Aim: Without the pictures, return all of the material exactly as written.

╭─ Dataset content

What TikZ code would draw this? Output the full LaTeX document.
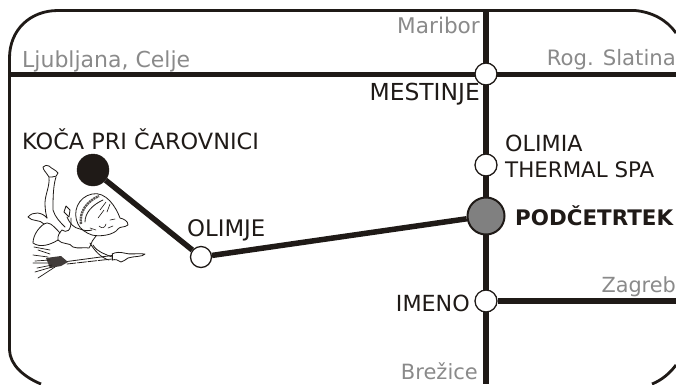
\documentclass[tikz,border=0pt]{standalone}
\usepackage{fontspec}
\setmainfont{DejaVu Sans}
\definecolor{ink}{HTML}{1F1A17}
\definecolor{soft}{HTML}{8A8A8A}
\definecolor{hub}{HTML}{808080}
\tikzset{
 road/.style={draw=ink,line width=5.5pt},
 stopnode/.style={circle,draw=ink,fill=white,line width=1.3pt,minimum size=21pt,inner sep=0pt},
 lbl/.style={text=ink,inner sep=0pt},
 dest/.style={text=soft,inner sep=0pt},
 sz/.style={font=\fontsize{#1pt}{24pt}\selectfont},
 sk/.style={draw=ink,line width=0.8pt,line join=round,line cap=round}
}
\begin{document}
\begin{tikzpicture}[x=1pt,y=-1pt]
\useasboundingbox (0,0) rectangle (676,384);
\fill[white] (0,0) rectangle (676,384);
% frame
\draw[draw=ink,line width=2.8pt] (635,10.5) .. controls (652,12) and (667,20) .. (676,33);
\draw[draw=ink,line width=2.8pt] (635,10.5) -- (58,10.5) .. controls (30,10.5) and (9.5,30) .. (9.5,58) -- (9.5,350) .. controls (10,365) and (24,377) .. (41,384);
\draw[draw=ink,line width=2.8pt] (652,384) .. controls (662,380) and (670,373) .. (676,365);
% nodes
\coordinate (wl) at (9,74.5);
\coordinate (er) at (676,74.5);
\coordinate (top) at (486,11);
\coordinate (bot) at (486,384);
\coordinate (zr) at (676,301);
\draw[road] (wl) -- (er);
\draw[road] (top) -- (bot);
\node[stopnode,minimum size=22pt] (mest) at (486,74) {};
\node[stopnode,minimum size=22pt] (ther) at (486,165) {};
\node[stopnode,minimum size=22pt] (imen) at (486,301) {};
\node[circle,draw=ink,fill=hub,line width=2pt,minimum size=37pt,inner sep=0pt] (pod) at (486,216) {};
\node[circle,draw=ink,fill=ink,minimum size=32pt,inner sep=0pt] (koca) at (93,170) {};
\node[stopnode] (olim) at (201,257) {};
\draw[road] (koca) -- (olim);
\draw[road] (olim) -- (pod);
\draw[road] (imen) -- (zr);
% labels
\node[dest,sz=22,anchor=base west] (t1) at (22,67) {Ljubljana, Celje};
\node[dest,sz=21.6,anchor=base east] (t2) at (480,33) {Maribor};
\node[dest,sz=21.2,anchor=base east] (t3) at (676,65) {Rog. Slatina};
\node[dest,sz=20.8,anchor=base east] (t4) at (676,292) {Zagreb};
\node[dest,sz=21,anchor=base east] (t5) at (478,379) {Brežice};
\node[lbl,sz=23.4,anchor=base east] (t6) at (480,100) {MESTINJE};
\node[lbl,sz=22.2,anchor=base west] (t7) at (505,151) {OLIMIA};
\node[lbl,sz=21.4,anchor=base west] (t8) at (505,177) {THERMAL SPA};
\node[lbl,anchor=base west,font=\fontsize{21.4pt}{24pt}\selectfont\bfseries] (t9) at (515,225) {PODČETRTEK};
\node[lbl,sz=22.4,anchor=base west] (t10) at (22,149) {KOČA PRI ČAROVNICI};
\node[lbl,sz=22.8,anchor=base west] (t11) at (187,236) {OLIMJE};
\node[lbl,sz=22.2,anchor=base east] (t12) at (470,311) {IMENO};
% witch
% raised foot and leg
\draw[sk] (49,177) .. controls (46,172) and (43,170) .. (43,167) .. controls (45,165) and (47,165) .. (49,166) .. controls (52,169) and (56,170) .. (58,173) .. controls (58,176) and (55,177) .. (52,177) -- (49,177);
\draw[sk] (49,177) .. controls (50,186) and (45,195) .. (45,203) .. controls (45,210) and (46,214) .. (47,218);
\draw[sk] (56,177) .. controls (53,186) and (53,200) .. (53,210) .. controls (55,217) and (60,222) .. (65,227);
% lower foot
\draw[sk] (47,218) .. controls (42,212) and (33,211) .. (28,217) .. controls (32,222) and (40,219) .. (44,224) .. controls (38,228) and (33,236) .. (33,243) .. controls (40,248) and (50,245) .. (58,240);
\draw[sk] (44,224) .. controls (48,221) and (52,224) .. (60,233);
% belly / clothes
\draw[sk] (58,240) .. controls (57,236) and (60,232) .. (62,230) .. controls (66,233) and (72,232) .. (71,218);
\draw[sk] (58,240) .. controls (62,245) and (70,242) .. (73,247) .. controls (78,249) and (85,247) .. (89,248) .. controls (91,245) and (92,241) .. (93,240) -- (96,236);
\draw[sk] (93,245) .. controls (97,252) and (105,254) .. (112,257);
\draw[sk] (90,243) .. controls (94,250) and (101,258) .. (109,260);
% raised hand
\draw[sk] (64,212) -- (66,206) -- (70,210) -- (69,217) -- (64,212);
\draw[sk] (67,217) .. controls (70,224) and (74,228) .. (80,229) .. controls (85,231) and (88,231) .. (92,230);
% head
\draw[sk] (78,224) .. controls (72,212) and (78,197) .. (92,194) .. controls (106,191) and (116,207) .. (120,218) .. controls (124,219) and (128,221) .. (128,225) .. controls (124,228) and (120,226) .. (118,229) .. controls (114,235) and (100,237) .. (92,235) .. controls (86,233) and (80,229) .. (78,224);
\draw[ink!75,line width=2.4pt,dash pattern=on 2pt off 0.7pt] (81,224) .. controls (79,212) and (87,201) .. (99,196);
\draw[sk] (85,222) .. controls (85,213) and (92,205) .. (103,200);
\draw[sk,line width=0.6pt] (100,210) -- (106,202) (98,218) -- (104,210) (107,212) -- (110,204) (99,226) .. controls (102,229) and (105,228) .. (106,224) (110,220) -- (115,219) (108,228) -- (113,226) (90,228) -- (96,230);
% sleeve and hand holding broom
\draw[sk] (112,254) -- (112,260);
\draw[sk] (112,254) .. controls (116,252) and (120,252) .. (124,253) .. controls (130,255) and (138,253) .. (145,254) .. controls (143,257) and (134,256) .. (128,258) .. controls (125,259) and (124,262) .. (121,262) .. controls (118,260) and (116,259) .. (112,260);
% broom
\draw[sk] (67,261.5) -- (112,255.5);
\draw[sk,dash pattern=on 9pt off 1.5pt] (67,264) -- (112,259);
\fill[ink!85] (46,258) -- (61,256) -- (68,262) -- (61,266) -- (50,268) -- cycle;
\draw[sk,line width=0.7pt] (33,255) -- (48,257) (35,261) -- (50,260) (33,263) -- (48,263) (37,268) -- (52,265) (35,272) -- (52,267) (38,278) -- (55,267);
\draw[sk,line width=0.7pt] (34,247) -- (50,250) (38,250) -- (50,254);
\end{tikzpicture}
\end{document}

╰─

Written response:
What TikZ code would draw this? Output the full LaTeX document.
\documentclass[tikz,border=0pt]{standalone}
\usepackage{fontspec}
\setmainfont{DejaVu Sans}
\definecolor{ink}{HTML}{1F1A17}
\definecolor{soft}{HTML}{8A8A8A}
\definecolor{hub}{HTML}{808080}
\tikzset{
 road/.style={draw=ink,line width=5.5pt},
 stopnode/.style={circle,draw=ink,fill=white,line width=1.3pt,minimum size=21pt,inner sep=0pt},
 lbl/.style={text=ink,inner sep=0pt},
 dest/.style={text=soft,inner sep=0pt},
 sz/.style={font=\fontsize{#1pt}{24pt}\selectfont},
 sk/.style={draw=ink,line width=0.8pt,line join=round,line cap=round}
}
\begin{document}
\begin{tikzpicture}[x=1pt,y=-1pt]
\useasboundingbox (0,0) rectangle (676,384);
\fill[white] (0,0) rectangle (676,384);
% frame
\draw[draw=ink,line width=2.8pt] (635,10.5) .. controls (652,12) and (667,20) .. (676,33);
\draw[draw=ink,line width=2.8pt] (635,10.5) -- (58,10.5) .. controls (30,10.5) and (9.5,30) .. (9.5,58) -- (9.5,350) .. controls (10,365) and (24,377) .. (41,384);
\draw[draw=ink,line width=2.8pt] (652,384) .. controls (662,380) and (670,373) .. (676,365);
% nodes
\coordinate (wl) at (9,74.5);
\coordinate (er) at (676,74.5);
\coordinate (top) at (486,11);
\coordinate (bot) at (486,384);
\coordinate (zr) at (676,301);
\draw[road] (wl) -- (er);
\draw[road] (top) -- (bot);
\node[stopnode,minimum size=22pt] (mest) at (486,74) {};
\node[stopnode,minimum size=22pt] (ther) at (486,165) {};
\node[stopnode,minimum size=22pt] (imen) at (486,301) {};
\node[circle,draw=ink,fill=hub,line width=2pt,minimum size=37pt,inner sep=0pt] (pod) at (486,216) {};
\node[circle,draw=ink,fill=ink,minimum size=32pt,inner sep=0pt] (koca) at (93,170) {};
\node[stopnode] (olim) at (201,257) {};
\draw[road] (koca) -- (olim);
\draw[road] (olim) -- (pod);
\draw[road] (imen) -- (zr);
% labels
\node[dest,sz=22,anchor=base west] (t1) at (22,67) {Ljubljana, Celje};
\node[dest,sz=21.6,anchor=base east] (t2) at (480,33) {Maribor};
\node[dest,sz=21.2,anchor=base east] (t3) at (676,65) {Rog. Slatina};
\node[dest,sz=20.8,anchor=base east] (t4) at (676,292) {Zagreb};
\node[dest,sz=21,anchor=base east] (t5) at (478,379) {Brežice};
\node[lbl,sz=23.4,anchor=base east] (t6) at (480,100) {MESTINJE};
\node[lbl,sz=22.2,anchor=base west] (t7) at (505,151) {OLIMIA};
\node[lbl,sz=21.4,anchor=base west] (t8) at (505,177) {THERMAL SPA};
\node[lbl,anchor=base west,font=\fontsize{21.4pt}{24pt}\selectfont\bfseries] (t9) at (515,225) {PODČETRTEK};
\node[lbl,sz=22.4,anchor=base west] (t10) at (22,149) {KOČA PRI ČAROVNICI};
\node[lbl,sz=22.8,anchor=base west] (t11) at (187,236) {OLIMJE};
\node[lbl,sz=22.2,anchor=base east] (t12) at (470,311) {IMENO};
% witch
% raised foot and leg
\draw[sk] (49,177) .. controls (46,172) and (43,170) .. (43,167) .. controls (45,165) and (47,165) .. (49,166) .. controls (52,169) and (56,170) .. (58,173) .. controls (58,176) and (55,177) .. (52,177) -- (49,177);
\draw[sk] (49,177) .. controls (50,186) and (45,195) .. (45,203) .. controls (45,210) and (46,214) .. (47,218);
\draw[sk] (56,177) .. controls (53,186) and (53,200) .. (53,210) .. controls (55,217) and (60,222) .. (65,227);
% lower foot
\draw[sk] (47,218) .. controls (42,212) and (33,211) .. (28,217) .. controls (32,222) and (40,219) .. (44,224) .. controls (38,228) and (33,236) .. (33,243) .. controls (40,248) and (50,245) .. (58,240);
\draw[sk] (44,224) .. controls (48,221) and (52,224) .. (60,233);
% belly / clothes
\draw[sk] (58,240) .. controls (57,236) and (60,232) .. (62,230) .. controls (66,233) and (72,232) .. (71,218);
\draw[sk] (58,240) .. controls (62,245) and (70,242) .. (73,247) .. controls (78,249) and (85,247) .. (89,248) .. controls (91,245) and (92,241) .. (93,240) -- (96,236);
\draw[sk] (93,245) .. controls (97,252) and (105,254) .. (112,257);
\draw[sk] (90,243) .. controls (94,250) and (101,258) .. (109,260);
% raised hand
\draw[sk] (64,212) -- (66,206) -- (70,210) -- (69,217) -- (64,212);
\draw[sk] (67,217) .. controls (70,224) and (74,228) .. (80,229) .. controls (85,231) and (88,231) .. (92,230);
% head
\draw[sk] (78,224) .. controls (72,212) and (78,197) .. (92,194) .. controls (106,191) and (116,207) .. (120,218) .. controls (124,219) and (128,221) .. (128,225) .. controls (124,228) and (120,226) .. (118,229) .. controls (114,235) and (100,237) .. (92,235) .. controls (86,233) and (80,229) .. (78,224);
\draw[ink!75,line width=2.4pt,dash pattern=on 2pt off 0.7pt] (81,224) .. controls (79,212) and (87,201) .. (99,196);
\draw[sk] (85,222) .. controls (85,213) and (92,205) .. (103,200);
\draw[sk,line width=0.6pt] (100,210) -- (106,202) (98,218) -- (104,210) (107,212) -- (110,204) (99,226) .. controls (102,229) and (105,228) .. (106,224) (110,220) -- (115,219) (108,228) -- (113,226) (90,228) -- (96,230);
% sleeve and hand holding broom
\draw[sk] (112,254) -- (112,260);
\draw[sk] (112,254) .. controls (116,252) and (120,252) .. (124,253) .. controls (130,255) and (138,253) .. (145,254) .. controls (143,257) and (134,256) .. (128,258) .. controls (125,259) and (124,262) .. (121,262) .. controls (118,260) and (116,259) .. (112,260);
% broom
\draw[sk] (67,261.5) -- (112,255.5);
\draw[sk,dash pattern=on 9pt off 1.5pt] (67,264) -- (112,259);
\fill[ink!85] (46,258) -- (61,256) -- (68,262) -- (61,266) -- (50,268) -- cycle;
\draw[sk,line width=0.7pt] (33,255) -- (48,257) (35,261) -- (50,260) (33,263) -- (48,263) (37,268) -- (52,265) (35,272) -- (52,267) (38,278) -- (55,267);
\draw[sk,line width=0.7pt] (34,247) -- (50,250) (38,250) -- (50,254);
\end{tikzpicture}
\end{document}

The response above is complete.